BOGOTA (Reuters) - Colombian troops on Monday killed 32 leftist FARC rebels in a remote jungle region, President Juan Manuel Santos said, the second blow to the drug-funded group in less than a week.

The dawn attack in the central province of Meta takes the total number of FARC rebels killed by the armed forces to 65 after an attack last Wednesday killed 33 rebels who were resting in the northern plains region of Arauca.

"This shows that our armed forces continue their offensive and are not going to stop," Santos said during a meeting of security officials in the provincial city of Villavicencio.

The operations form part of a new military strategy to fight the Marxist guerrillas by destroying their key armed and financial units, marking a shift from the previous focus of tracking down and killing their leaders.

Billions of dollars in U.S. military aid have helped Colombia lead a military offensive that has killed off top leaders of the communist group and pushed them further into isolated mountain and jungle regions.

The FARC's fighting force has dropped by close to half to about 8,000 in the past decade and many of the group's key commanders and founding members are dead.
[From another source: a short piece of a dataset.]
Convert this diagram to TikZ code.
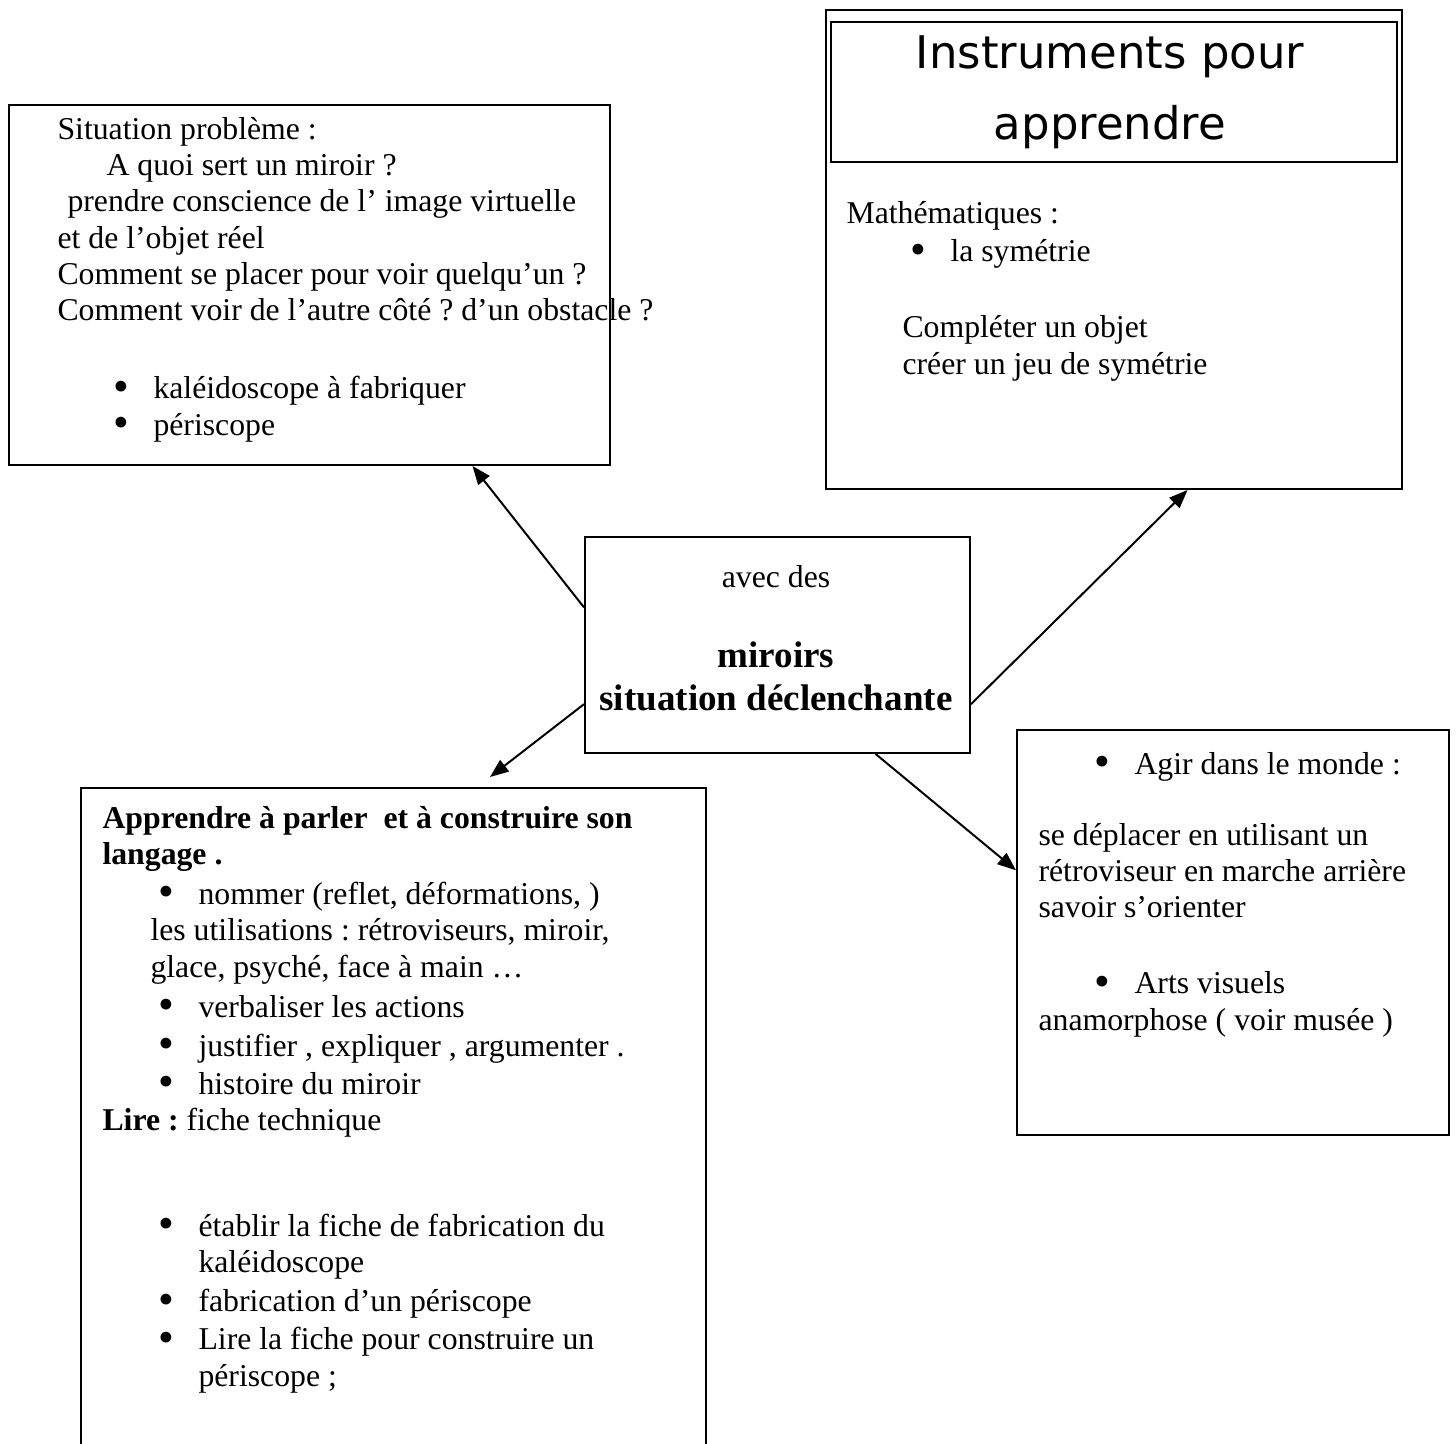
\documentclass[tikz,border=0pt]{standalone}
\usepackage{fontspec}
\setmainfont{Liberation Serif}
\newfontfamily\titrefont{DejaVu Sans}
\usetikzlibrary{arrows.meta}
\frenchspacing

\newdimen\unitpx
\unitpx=0.378pt
\newcommand{\puce}[1]{\hspace*{#1\unitpx}\makebox[40\unitpx][l]{\smash{\raisebox{-0.9pt}{\fontsize{17}{0}\selectfont\textbullet}}}}

\begin{document}
\begin{tikzpicture}[x=\unitpx,y=-\unitpx]
    \tikzstyle{boite}=[draw=black,line width=0.75pt,inner sep=0pt]
    \tikzstyle{texte}=[anchor=base west,align=left,inner sep=0pt,font=\fontsize{12}{13.72}\selectfont]
    \tikzstyle{fleche}=[line width=0.75pt,-{Triangle[length=7pt,width=5.4pt]}]
    \useasboundingbox (0,0) rectangle (1456,1444);
    \clip (0,0) rectangle (1456,1444);

    % les cadres
    \node[boite,minimum width=601\unitpx,minimum height=360\unitpx] (sitpb) at (309.5,285) {};
    \node[boite,minimum width=576\unitpx,minimum height=479\unitpx] (instr) at (1114,249.5) {};
    \node[boite,minimum width=566\unitpx,minimum height=140\unitpx] (titre) at (1114,92) {};
    \node[boite,minimum width=385\unitpx,minimum height=216\unitpx] (centre) at (777.5,645) {};
    \node[boite,minimum width=625\unitpx,minimum height=712\unitpx] (langage) at (393.5,1144) {};
    \node[boite,minimum width=432\unitpx,minimum height=405\unitpx] (monde) at (1233,932.5) {};

    % les textes (ancres sur la ligne de base de la derniere ligne)
    \node[texte] (sitpb-txt) at (57,435) {Situation problème :\\
        \hspace*{49\unitpx}A quoi sert un miroir ?\\
        \hspace*{10\unitpx}prendre conscience de l’ image virtuelle\\
        et de l’objet réel\\
        Comment se placer pour voir quelqu’un ?\\
        Comment voir de l’autre côté ? d’un obstacle ?\\[41.7\unitpx]
        \puce{56}kaléidoscope à fabriquer\\
        \puce{56}périscope};

    \node[anchor=base,align=center,inner sep=0pt,font=\titrefont\fontsize{17}{27.2}\selectfont] (titre-txt) at (1110,140) {Instruments pour\\apprendre};

    \node[texte] (instr-txt) at (846,374) {Mathématiques :\\[1.7\unitpx]
        \puce{64}la symétrie\\[39.7\unitpx]
        \hspace*{56\unitpx}Compléter un objet\\
        \hspace*{56\unitpx}créer un jeu de symétrie};

    \node[anchor=base,inner sep=0pt,font=\fontsize{12}{13.72}\selectfont] (avec) at (776,587) {avec des};
    \node[anchor=base,align=center,inner sep=0pt,font=\bfseries\fontsize{14}{15.9}\selectfont] (miroirs) at (776,710) {miroirs\\situation déclenchante};

    \node[texte] (langage-txt) at (102,1386) {\textbf{Apprendre à parler\ \ et à construire son}\\
        \textbf{langage .}\\[3.7\unitpx]
        \puce{56}nommer (reflet, déformations, )\\
        \hspace*{48\unitpx}les utilisations : rétroviseurs, miroir,\\
        \hspace*{48\unitpx}glace, psyché, face à main …\\[3.7\unitpx]
        \puce{56}verbaliser les actions\\[2.7\unitpx]
        \puce{56}justifier , expliquer , argumenter .\\[1.7\unitpx]
        \puce{56}histoire du miroir\\
        \textbf{Lire :} fiche technique\\[69.7\unitpx]
        \puce{56}établir la fiche de fabrication du\\
        \hspace*{96\unitpx}kaléidoscope\\[2.7\unitpx]
        \puce{56}fabrication d’un périscope\\[1.7\unitpx]
        \puce{56}Lire la fiche pour construire un\\
        \hspace*{96\unitpx}périscope ;};

    \node[texte] (monde-txt) at (1038,1030) {\puce{56}Agir dans le monde :\\[34.7\unitpx]
        se déplacer en utilisant un\\
        rétroviseur en marche arrière\\
        savoir s’orienter\\[39.7\unitpx]
        \puce{56}Arts visuels\\
        anamorphose ( voir musée )};

    % les fleches
    \coordinate (pointe) at (490,777);
    \foreach \from/\to in {centre.169.1/sitpb.-48.8, centre.197.9/pointe, centre.-17.3/instr.-73.5, centre.-48.5/monde.164.35}
        \draw[fleche] (\from) -- (\to);
\end{tikzpicture}
\end{document}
The new strategy focuses on using intelligence to track down specific battle units and choke off their sources of financing, which include drug trafficking, illegal metals mining and extortion.
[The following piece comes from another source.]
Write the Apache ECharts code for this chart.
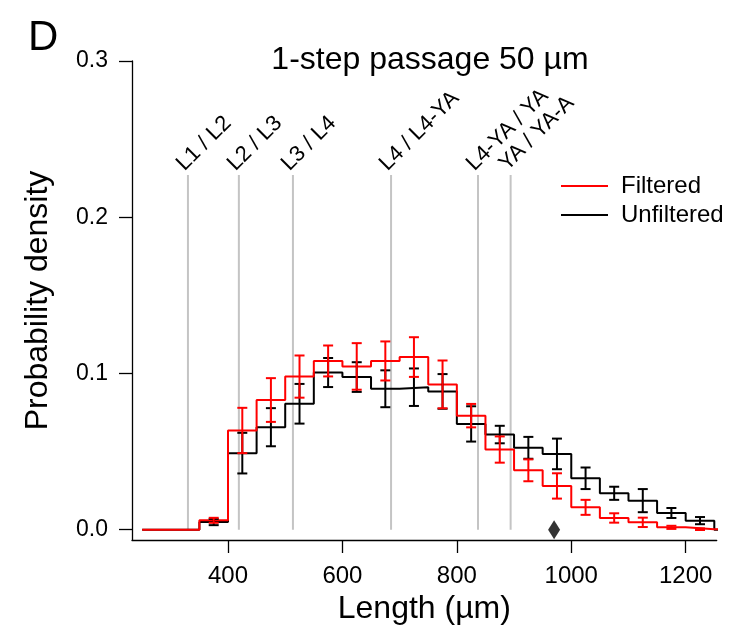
<!DOCTYPE html>
<html>
<head>
<meta charset="utf-8">
<script src="https://cdn.jsdelivr.net/npm/echarts@6/dist/echarts.min.js"></script>
<style>
html,body{margin:0;padding:0;background:#fff;}
#chart{width:734px;height:634px;}
</style>
</head>
<body>
<div id="chart"></div>
<script>
// ---- data ----
const binEdges = [250,300,350,400,450,500,550,600,650,700,750,800,850,900,950,1000,1050,1100,1150,1200];
const binEnd = 1250;
const filtered      = [0,0,0.006,0.0635,0.083,0.098,0.108,0.1045,0.108,0.1105,0.093,0.073,0.0513,0.038,0.028,0.0143,0.0075,0.0047,0.0015,0.0003];
const filteredErr   = [0,0,0.0016,0.0145,0.014,0.0135,0.0099,0.0149,0.0125,0.0127,0.0153,0.0075,0.0084,0.007,0.0081,0.0048,0.003,0.003,0.001,0.0005];
const unfiltered    = [0,0,0.0049,0.049,0.0656,0.0806,0.1006,0.0977,0.0902,0.0912,0.0885,0.0677,0.0609,0.0524,0.0485,0.0329,0.0233,0.0186,0.0107,0.0058];
const unfilteredErr = [0,0,0.002,0.013,0.0122,0.0127,0.0093,0.0095,0.0118,0.012,0.0111,0.0113,0.0056,0.007,0.0098,0.0069,0.0042,0.0074,0.0032,0.0023];
const stageBoundaries = [330,419,513.5,685,837,894];
const stageLabels = ['L1 / L2','L2 / L3','L3 / L4','L4 / L4-YA','L4-YA / YA','YA / YA-A'];
const boundaryTop = 0.227;
const markerLength = 970;
const xTicks = [400,600,800,1000,1200];
const yTicks = [0,0.1,0.2,0.3];

const FONT = "'Liberation Sans', Arial, Helvetica, sans-serif";

function stepData(vals){
  const d = binEdges.map((e,i)=>[e, vals[i]]);
  d.push([binEnd, 0]);
  d.push([binEnd + 50, 0]);
  return d;
}
function errData(vals, errs){
  const half = (binEdges[1]-binEdges[0])/2;
  return binEdges.map((e,i)=>[e+half, vals[i]-errs[i], vals[i]+errs[i]])
                 .filter((d,i)=>errs[i]>0);
}
function errSeries(vals, errs, color, z){
  return {
    type:'custom', z:z, silent:true,
    data: errData(vals, errs),
    encode:{x:0, y:[1,2]},
    renderItem:function(params, api){
      const x = api.value(0);
      const lo = api.coord([x, api.value(1)]);
      const hi = api.coord([x, api.value(2)]);
      const w = 5;
      const st = {stroke:color, lineWidth:2};
      return {type:'group', children:[
        {type:'line', shape:{x1:lo[0],y1:lo[1],x2:hi[0],y2:hi[1]}, style:st},
        {type:'line', shape:{x1:lo[0]-w,y1:lo[1],x2:lo[0]+w,y2:lo[1]}, style:st},
        {type:'line', shape:{x1:hi[0]-w,y1:hi[1],x2:hi[0]+w,y2:hi[1]}, style:st}
      ]};
    }
  };
}

const legendBase = {orient:'vertical', selectedMode:false, itemWidth:47, itemHeight:2, icon:'rect',
  textStyle:{fontSize:24, color:'#000', fontFamily:FONT, lineHeight:24, padding:[0,0,0,8]}};

const chart = echarts.init(document.getElementById('chart'), null, {renderer:'canvas'});
const option = {
  animation:false,
  backgroundColor:'#fff',
  textStyle:{fontFamily:FONT},
  grid:{left:132, right:17.3, top:61, bottom:94, containLabel:false},
  graphic:[
    {type:'text', left:28, top:17, style:{text:'D', font:'42px '+FONT, fill:'#000'}},
    {type:'text', x:430, y:60, style:{text:'1-step passage 50 µm', font:'32px '+FONT, fill:'#000', align:'center', verticalAlign:'middle'}}
  ],
  legend:[
    Object.assign({data:['Filtered'], left:556, top:169}, legendBase),
    Object.assign({data:['Unfiltered'], left:556, top:198}, legendBase)
  ],
  xAxis:{
    type:'value', min:232.2, max:1254.2,
    name:'Length (µm)', nameLocation:'middle', nameGap:51,
    nameTextStyle:{fontSize:32, color:'#000', fontFamily:FONT},
    axisLine:{show:true, onZero:false, lineStyle:{color:'#000', width:1.3}},
    axisTick:{show:true, inside:false, length:13, customValues:xTicks, lineStyle:{color:'#000', width:1.3}},
    axisLabel:{show:true, margin:24, fontSize:24, color:'#000', fontFamily:FONT, customValues:xTicks,
               formatter:function(v){return String(v);}},
    splitLine:{show:false}
  },
  yAxis:{
    type:'value', min:-0.0066, max:0.3,
    name:'Probability density', nameLocation:'middle', nameGap:78, nameRotate:90,
    nameTextStyle:{fontSize:32, color:'#000', fontFamily:FONT},
    axisLine:{show:true, onZero:false, lineStyle:{color:'#000', width:1.3}},
    axisTick:{show:true, inside:false, length:13, customValues:yTicks, lineStyle:{color:'#000', width:1.3}},
    axisLabel:{show:true, margin:24, fontSize:23, color:'#000', fontFamily:FONT, customValues:yTicks,
               formatter:function(v){return v.toFixed(1);}},
    splitLine:{show:false}
  },
  series:[
    {
      type:'custom', z:1, silent:true,
      data: stageBoundaries.map(x=>[x, 0, boundaryTop]),
      encode:{x:0, y:[1,2]},
      renderItem:function(params, api){
        const x = api.value(0);
        const b = api.coord([x, api.value(1)]);
        const t = api.coord([x, api.value(2)]);
        return {type:'group', children:[
          {type:'line', shape:{x1:b[0],y1:b[1],x2:t[0],y2:t[1]}, style:{stroke:'#c4c4c4', lineWidth:2}},
          {type:'text', x:t[0], y:t[1], rotation:Math.PI/4,
           style:{text:stageLabels[params.dataIndex], font:'22px '+FONT, fill:'#000', align:'left', verticalAlign:'bottom'}}
        ]};
      }
    },
    {
      name:'Unfiltered', type:'line', step:'end', symbol:'none', z:3,
      data: stepData(unfiltered), clip:true,
      lineStyle:{color:'#000', width:2}, itemStyle:{color:'#000'}
    },
    {
      name:'Filtered', type:'line', step:'end', symbol:'none', z:4,
      data: stepData(filtered), clip:true,
      lineStyle:{color:'#ff0000', width:2}, itemStyle:{color:'#ff0000'}
    },
    errSeries(unfiltered, unfilteredErr, '#000', 5),
    errSeries(filtered, filteredErr, '#ff0000', 6),
    {
      type:'scatter', symbol:'diamond', symbolSize:[12,19], z:7, silent:true,
      data:[[markerLength, 0]], itemStyle:{color:'#000'}
    }
  ]
};
chart.setOption(option);
</script>
</body>
</html>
The group said last month it would abandon its decades-long policy of kidnapping for ransom and free military and police hostages it holds in jungle camps. The liberation is expected to begin at the start of April.

But the FARC, Latin America's longest-running insurgency, remains a formidable force and continues to attack towns and oil installations in efforts to weaken industries such as mining and energy that have helped Colombia's economy grow.

Just over a week ago, the group killed 11 soldiers in Arauca.